** Task requirements **
Reproduce the listing exactly, with no pictures in your copy.

** Available data **

════════════════════

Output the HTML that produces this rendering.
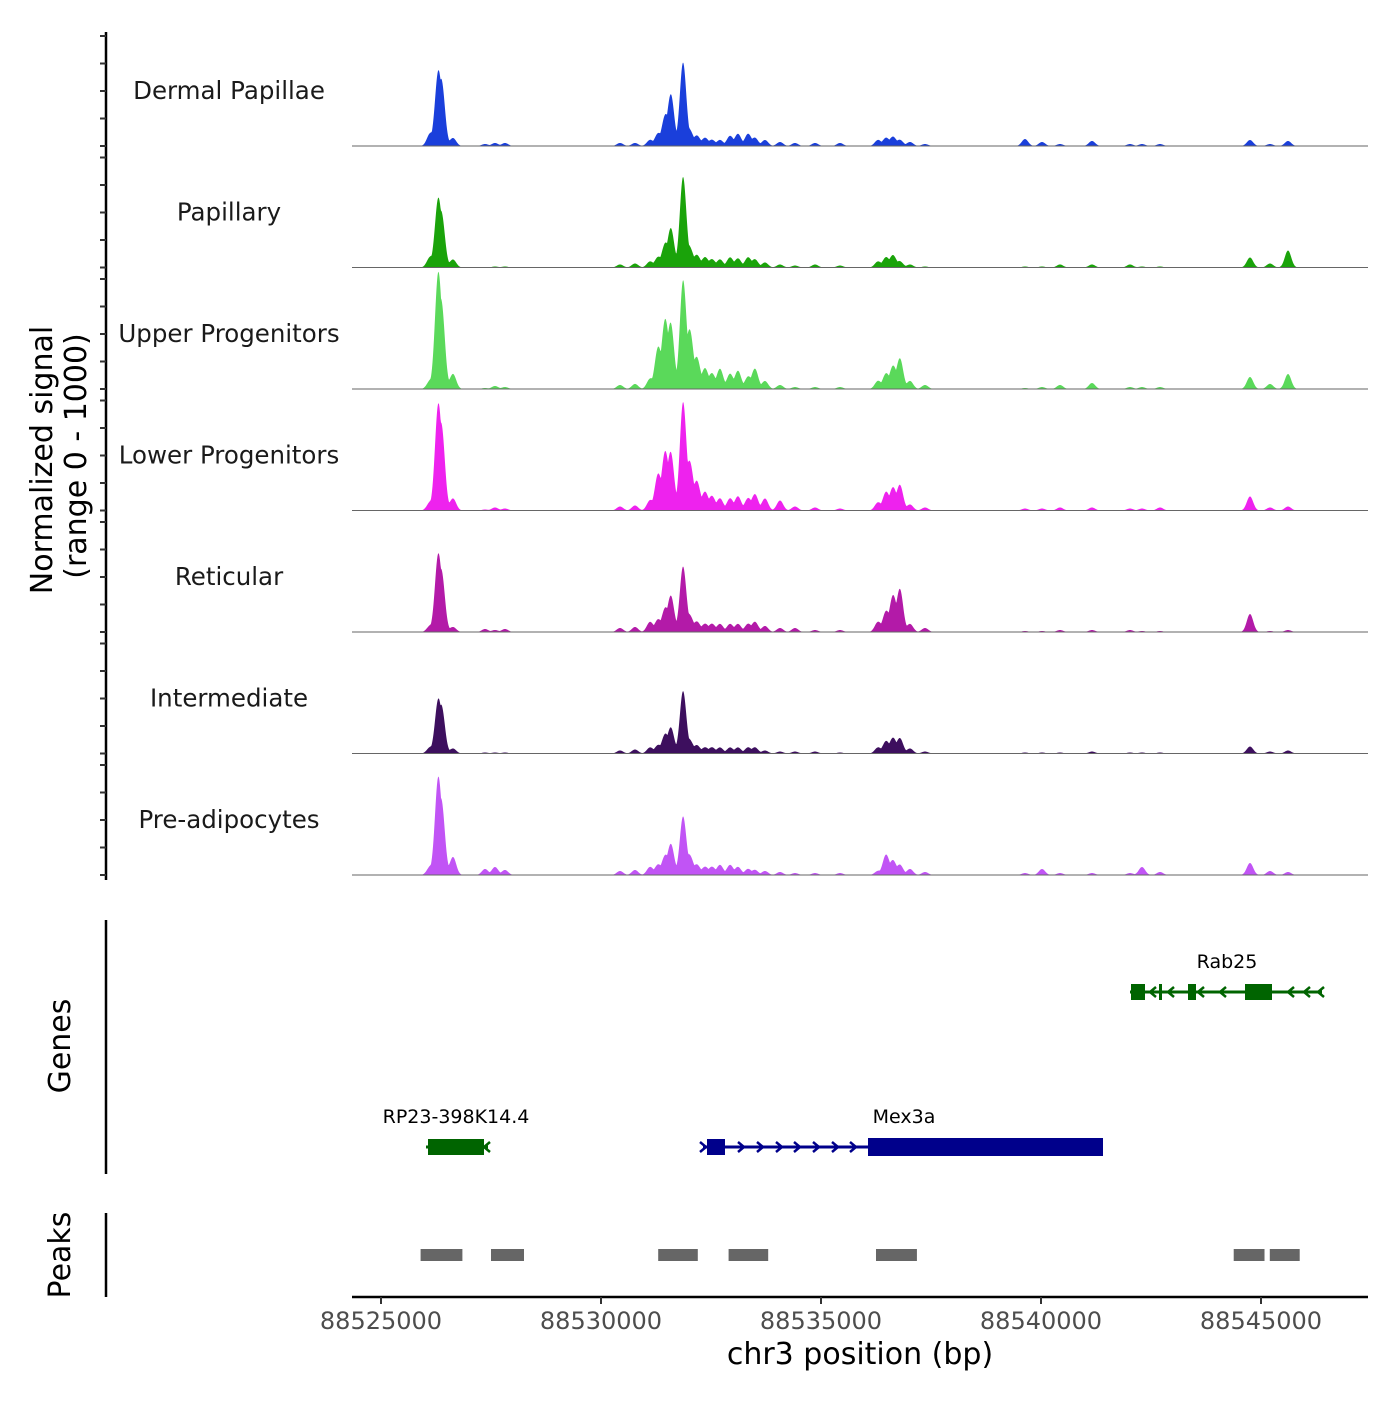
<!DOCTYPE html>
<html><head><meta charset="utf-8"><style>
body{margin:0;background:#fff}
svg text{font-family:"DejaVu Sans","Liberation Sans",sans-serif}
</style></head><body>
<svg id="chart" width="1400" height="1400" xmlns="http://www.w3.org/2000/svg">
<g id="tracks"></g>
<g id="yaxis"></g>
<text transform="translate(52,460) rotate(-90)" text-anchor="middle" font-size="30" fill="#000">Normalized signal</text>
<text transform="translate(86,456) rotate(-90)" text-anchor="middle" font-size="30" fill="#000">(range 0 - 1000)</text>
<g id="genes"></g>
<line x1="106" y1="920" x2="106" y2="1174" stroke="#000" stroke-width="2.5"/>
<text transform="translate(70,1046) rotate(-90)" text-anchor="middle" font-size="30">Genes</text>
<g id="peaks"></g>
<line x1="106" y1="1213" x2="106" y2="1297" stroke="#000" stroke-width="2.5"/>
<text transform="translate(70,1255) rotate(-90)" text-anchor="middle" font-size="30">Peaks</text>
<g id="xaxis"></g>
<text x="860" y="1364" text-anchor="middle" font-size="30">chr3 position (bp)</text>
</svg>
<script>
const trackNames = ["Dermal Papillae","Papillary","Upper Progenitors","Lower Progenitors","Reticular","Intermediate","Pre-adipocytes"];
const trackColors = ["#1a3fdb","#1aa30a","#5ad95a","#ee22ee","#b31aa8","#3d0f5e","#c154f5"];
const peakPos = [88526114,88526295,88526386,88526636,88527364,88527591,88527818,88530432,88530773,88531114,88531295,88531455,88531591,88531864,88532023,88532182,88532364,88532523,88532705,88532932,88533114,88533341,88533500,88533727,88534068,88534409,88534864,88535432,88536295,88536477,88536636,88536795,88537023,88537364,88539636,88540023,88540432,88541159,88542023,88542295,88542705,88544750,88545205,88545614];
const sigDermal = [12,66,55,8,2,3,3,3,3,6,12,28,50,83,14,10,8,6,6,10,12,12,8,6,4,3,3,3,6,8,9,6,4,2,7,4,2,5,2,2,2,6,2,5];
const sigPapillary = [10,62,45,8,0,1,1,3,4,6,10,22,38,90,18,12,10,8,8,10,9,10,8,5,3,2,3,2,6,10,12,6,3,1,1,1,3,3,3,1,1,10,4,17];
const sigUpper = [8,105,70,15,1,3,2,4,5,10,40,65,62,107,55,30,20,15,20,15,18,12,20,8,4,2,2,2,8,15,22,30,8,4,1,2,4,6,2,2,2,12,5,15];
const sigLower = [8,95,70,12,1,3,2,4,5,10,35,55,55,107,45,28,18,14,12,12,14,12,16,12,10,4,3,2,8,18,22,25,6,3,2,2,3,3,2,2,3,14,3,4];
const sigReticular = [6,70,50,5,3,2,3,4,5,10,12,22,35,65,15,10,8,8,8,8,8,8,10,6,4,4,2,2,10,20,35,42,8,4,1,1,2,2,2,1,1,18,1,2];
const sigIntermediate = [6,48,40,5,1,1,1,3,4,6,8,18,25,62,12,8,6,6,6,6,6,6,6,3,2,2,2,1,6,12,15,15,5,2,1,1,1,2,1,1,1,7,2,3];
const sigPreadipo = [8,88,60,18,6,8,5,4,5,8,10,18,30,58,18,10,8,8,10,10,8,6,5,4,3,2,2,2,4,20,14,10,6,3,2,6,2,2,2,8,3,12,4,3];
const allSignals = [sigDermal,sigPapillary,sigUpper,sigLower,sigReticular,sigIntermediate,sigPreadipo];
const xTicks = [88525000,88530000,88535000,88540000,88545000];
const peakRegions = [[88525900,88526850],[88527500,88528250],[88531300,88532200],[88532900,88533800],[88536250,88537180],[88544380,88545080],[88545200,88545880]];

const NS="http://www.w3.org/2000/svg";
const X0=352,X1=1368,BP0=88524341,BP1=88547432;
const xs=bp=>X0+(bp-BP0)/(BP1-BP0)*(X1-X0);
const ys=v=>v*1.0;
const baseY=i=>146+i*121.5;
function mk(tag,attrs,parent){const e=document.createElementNS(NS,tag);for(const k in attrs)e.setAttribute(k,attrs[k]);parent.appendChild(e);return e;}

const tg=document.getElementById('tracks');
allSignals.forEach((sig,ti)=>{
  const b=baseY(ti);
  let d=`M${X0},${b}`;
  for(let px=X0;px<=X1;px+=0.5){
    let v=0,s=0;
    sig.forEach((h,k)=>{const dx=px-xs(peakPos[k]);const g=ys(h)*Math.exp(-dx*dx/(2*3.2*3.2));if(g>v)v=g;s+=g;});
    v=v+0.35*(s-v);
    d+=`L${px},${(b-v).toFixed(2)}`;
  }
  d+=`L${X1},${b}Z`;
  const p=mk('path',{d:d,fill:trackColors[ti]},tg);
  
  
  const bl=mk('line',{x1:X0,x2:X1,y1:b,y2:b,stroke:'#666','stroke-width':1},tg);
  
  
  const t=mk('text',{x:229,y:b-47,'text-anchor':'middle','font-size':24.5,fill:'#1a1a1a'},tg);
  t.textContent=trackNames[ti];
  
  
});

const ya=document.getElementById('yaxis');
const yl=mk('line',{x1:106,x2:106,y1:32,y2:880,stroke:'#000','stroke-width':2.5},ya);


for(let ti=0;ti<7;ti++){for(let q=0;q<5;q++){const y=baseY(ti)-q*27.5;
  const tk=mk('line',{x1:100,x2:106,y1:y,y2:y,stroke:'#333','stroke-width':2},ya);
  
  }}

const gg=document.getElementById('genes');
function gene(name,x1,x2,y,color,exons,arrows,dir,lx){
  const g=mk('g',{},gg);
  
  
  mk('line',{x1:x1,x2:x2,y1:y,y2:y,stroke:color,'stroke-width':3},g);
  exons.forEach(e=>mk('rect',{x:e[0],y:y-e[2]/2,width:e[1]-e[0],height:e[2],fill:color},g));
  arrows.forEach(a=>mk('path',{d:dir>0?`M${a-4},${y-5}L${a+2},${y}L${a-4},${y+5}`:`M${a+4},${y-5}L${a-2},${y}L${a+4},${y+5}`,stroke:color,'stroke-width':2.5,fill:'none'},g));
  const t=mk('text',{x:lx,y:y-24,'text-anchor':'middle','font-size':19,fill:'#000'},g);
  t.textContent=name;
}
gene('Rab25',1130,1322,992,'#006400',[[1131,1145,16],[1159,1162,16],[1188,1196,16],[1245,1272,16]],[1152,1170,1200,1222,1290,1306,1320],-1,1227);
gene('Mex3a',703,1103,1147,'#00008B',[[707,725,16],[868,1103,18]],[704,742,761,780,798,817,836,854],1,904);
gene('RP23-398K14.4',426,488,1147,'#006400',[[428,484,16]],[430,486],-1,456);

const pg=document.getElementById('peaks');
peakRegions.forEach(r=>{
  const rc=mk('rect',{x:xs(r[0]),y:1249,width:xs(r[1])-xs(r[0]),height:12,fill:'#666'},pg);
  
  
});

const xa=document.getElementById('xaxis');
const xl=mk('line',{x1:X0,x2:X1,y1:1297,y2:1297,stroke:'#000','stroke-width':2.5},xa);


xTicks.forEach(v=>{
  const x=xs(v);
  const tk=mk('line',{x1:x,x2:x,y1:1297,y2:1304,stroke:'#333','stroke-width':2},xa);
  
  
  const t=mk('text',{x:x,y:1329,'text-anchor':'middle','font-size':24,fill:'#4d4d4d'},xa);
  t.textContent=v;
  
  
});
</script>
</body></html>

════════════════════

** Result **
Output the HTML that produces this rendering.
<!DOCTYPE html>
<html><head><meta charset="utf-8"><style>
body{margin:0;background:#fff}
svg text{font-family:"DejaVu Sans","Liberation Sans",sans-serif}
</style></head><body>
<svg id="chart" width="1400" height="1400" xmlns="http://www.w3.org/2000/svg">
<g id="tracks"></g>
<g id="yaxis"></g>
<text transform="translate(52,460) rotate(-90)" text-anchor="middle" font-size="30" fill="#000">Normalized signal</text>
<text transform="translate(86,456) rotate(-90)" text-anchor="middle" font-size="30" fill="#000">(range 0 - 1000)</text>
<g id="genes"></g>
<line x1="106" y1="920" x2="106" y2="1174" stroke="#000" stroke-width="2.5"/>
<text transform="translate(70,1046) rotate(-90)" text-anchor="middle" font-size="30">Genes</text>
<g id="peaks"></g>
<line x1="106" y1="1213" x2="106" y2="1297" stroke="#000" stroke-width="2.5"/>
<text transform="translate(70,1255) rotate(-90)" text-anchor="middle" font-size="30">Peaks</text>
<g id="xaxis"></g>
<text x="860" y="1364" text-anchor="middle" font-size="30">chr3 position (bp)</text>
</svg>
<script>
const trackNames = ["Dermal Papillae","Papillary","Upper Progenitors","Lower Progenitors","Reticular","Intermediate","Pre-adipocytes"];
const trackColors = ["#1a3fdb","#1aa30a","#5ad95a","#ee22ee","#b31aa8","#3d0f5e","#c154f5"];
const peakPos = [88526114,88526295,88526386,88526636,88527364,88527591,88527818,88530432,88530773,88531114,88531295,88531455,88531591,88531864,88532023,88532182,88532364,88532523,88532705,88532932,88533114,88533341,88533500,88533727,88534068,88534409,88534864,88535432,88536295,88536477,88536636,88536795,88537023,88537364,88539636,88540023,88540432,88541159,88542023,88542295,88542705,88544750,88545205,88545614];
const sigDermal = [12,66,55,8,2,3,3,3,3,6,12,28,50,83,14,10,8,6,6,10,12,12,8,6,4,3,3,3,6,8,9,6,4,2,7,4,2,5,2,2,2,6,2,5];
const sigPapillary = [10,62,45,8,0,1,1,3,4,6,10,22,38,90,18,12,10,8,8,10,9,10,8,5,3,2,3,2,6,10,12,6,3,1,1,1,3,3,3,1,1,10,4,17];
const sigUpper = [8,105,70,15,1,3,2,4,5,10,40,65,62,107,55,30,20,15,20,15,18,12,20,8,4,2,2,2,8,15,22,30,8,4,1,2,4,6,2,2,2,12,5,15];
const sigLower = [8,95,70,12,1,3,2,4,5,10,35,55,55,107,45,28,18,14,12,12,14,12,16,12,10,4,3,2,8,18,22,25,6,3,2,2,3,3,2,2,3,14,3,4];
const sigReticular = [6,70,50,5,3,2,3,4,5,10,12,22,35,65,15,10,8,8,8,8,8,8,10,6,4,4,2,2,10,20,35,42,8,4,1,1,2,2,2,1,1,18,1,2];
const sigIntermediate = [6,48,40,5,1,1,1,3,4,6,8,18,25,62,12,8,6,6,6,6,6,6,6,3,2,2,2,1,6,12,15,15,5,2,1,1,1,2,1,1,1,7,2,3];
const sigPreadipo = [8,88,60,18,6,8,5,4,5,8,10,18,30,58,18,10,8,8,10,10,8,6,5,4,3,2,2,2,4,20,14,10,6,3,2,6,2,2,2,8,3,12,4,3];
const allSignals = [sigDermal,sigPapillary,sigUpper,sigLower,sigReticular,sigIntermediate,sigPreadipo];
const xTicks = [88525000,88530000,88535000,88540000,88545000];
const peakRegions = [[88525900,88526850],[88527500,88528250],[88531300,88532200],[88532900,88533800],[88536250,88537180],[88544380,88545080],[88545200,88545880]];

const NS="http://www.w3.org/2000/svg";
const X0=352,X1=1368,BP0=88524341,BP1=88547432;
const xs=bp=>X0+(bp-BP0)/(BP1-BP0)*(X1-X0);
const ys=v=>v*1.0;
const baseY=i=>146+i*121.5;
function mk(tag,attrs,parent){const e=document.createElementNS(NS,tag);for(const k in attrs)e.setAttribute(k,attrs[k]);parent.appendChild(e);return e;}

const tg=document.getElementById('tracks');
allSignals.forEach((sig,ti)=>{
  const b=baseY(ti);
  let d=`M${X0},${b}`;
  for(let px=X0;px<=X1;px+=0.5){
    let v=0,s=0;
    sig.forEach((h,k)=>{const dx=px-xs(peakPos[k]);const g=ys(h)*Math.exp(-dx*dx/(2*3.2*3.2));if(g>v)v=g;s+=g;});
    v=v+0.35*(s-v);
    d+=`L${px},${(b-v).toFixed(2)}`;
  }
  d+=`L${X1},${b}Z`;
  const p=mk('path',{d:d,fill:trackColors[ti]},tg);
  
  
  const bl=mk('line',{x1:X0,x2:X1,y1:b,y2:b,stroke:'#666','stroke-width':1},tg);
  
  
  const t=mk('text',{x:229,y:b-47,'text-anchor':'middle','font-size':24.5,fill:'#1a1a1a'},tg);
  t.textContent=trackNames[ti];
  
  
});

const ya=document.getElementById('yaxis');
const yl=mk('line',{x1:106,x2:106,y1:32,y2:880,stroke:'#000','stroke-width':2.5},ya);


for(let ti=0;ti<7;ti++){for(let q=0;q<5;q++){const y=baseY(ti)-q*27.5;
  const tk=mk('line',{x1:100,x2:106,y1:y,y2:y,stroke:'#333','stroke-width':2},ya);
  
  }}

const gg=document.getElementById('genes');
function gene(name,x1,x2,y,color,exons,arrows,dir,lx){
  const g=mk('g',{},gg);
  
  
  mk('line',{x1:x1,x2:x2,y1:y,y2:y,stroke:color,'stroke-width':3},g);
  exons.forEach(e=>mk('rect',{x:e[0],y:y-e[2]/2,width:e[1]-e[0],height:e[2],fill:color},g));
  arrows.forEach(a=>mk('path',{d:dir>0?`M${a-4},${y-5}L${a+2},${y}L${a-4},${y+5}`:`M${a+4},${y-5}L${a-2},${y}L${a+4},${y+5}`,stroke:color,'stroke-width':2.5,fill:'none'},g));
  const t=mk('text',{x:lx,y:y-24,'text-anchor':'middle','font-size':19,fill:'#000'},g);
  t.textContent=name;
}
gene('Rab25',1130,1322,992,'#006400',[[1131,1145,16],[1159,1162,16],[1188,1196,16],[1245,1272,16]],[1152,1170,1200,1222,1290,1306,1320],-1,1227);
gene('Mex3a',703,1103,1147,'#00008B',[[707,725,16],[868,1103,18]],[704,742,761,780,798,817,836,854],1,904);
gene('RP23-398K14.4',426,488,1147,'#006400',[[428,484,16]],[430,486],-1,456);

const pg=document.getElementById('peaks');
peakRegions.forEach(r=>{
  const rc=mk('rect',{x:xs(r[0]),y:1249,width:xs(r[1])-xs(r[0]),height:12,fill:'#666'},pg);
  
  
});

const xa=document.getElementById('xaxis');
const xl=mk('line',{x1:X0,x2:X1,y1:1297,y2:1297,stroke:'#000','stroke-width':2.5},xa);


xTicks.forEach(v=>{
  const x=xs(v);
  const tk=mk('line',{x1:x,x2:x,y1:1297,y2:1304,stroke:'#333','stroke-width':2},xa);
  
  
  const t=mk('text',{x:x,y:1329,'text-anchor':'middle','font-size':24,fill:'#4d4d4d'},xa);
  t.textContent=v;
  
  
});
</script>
</body></html>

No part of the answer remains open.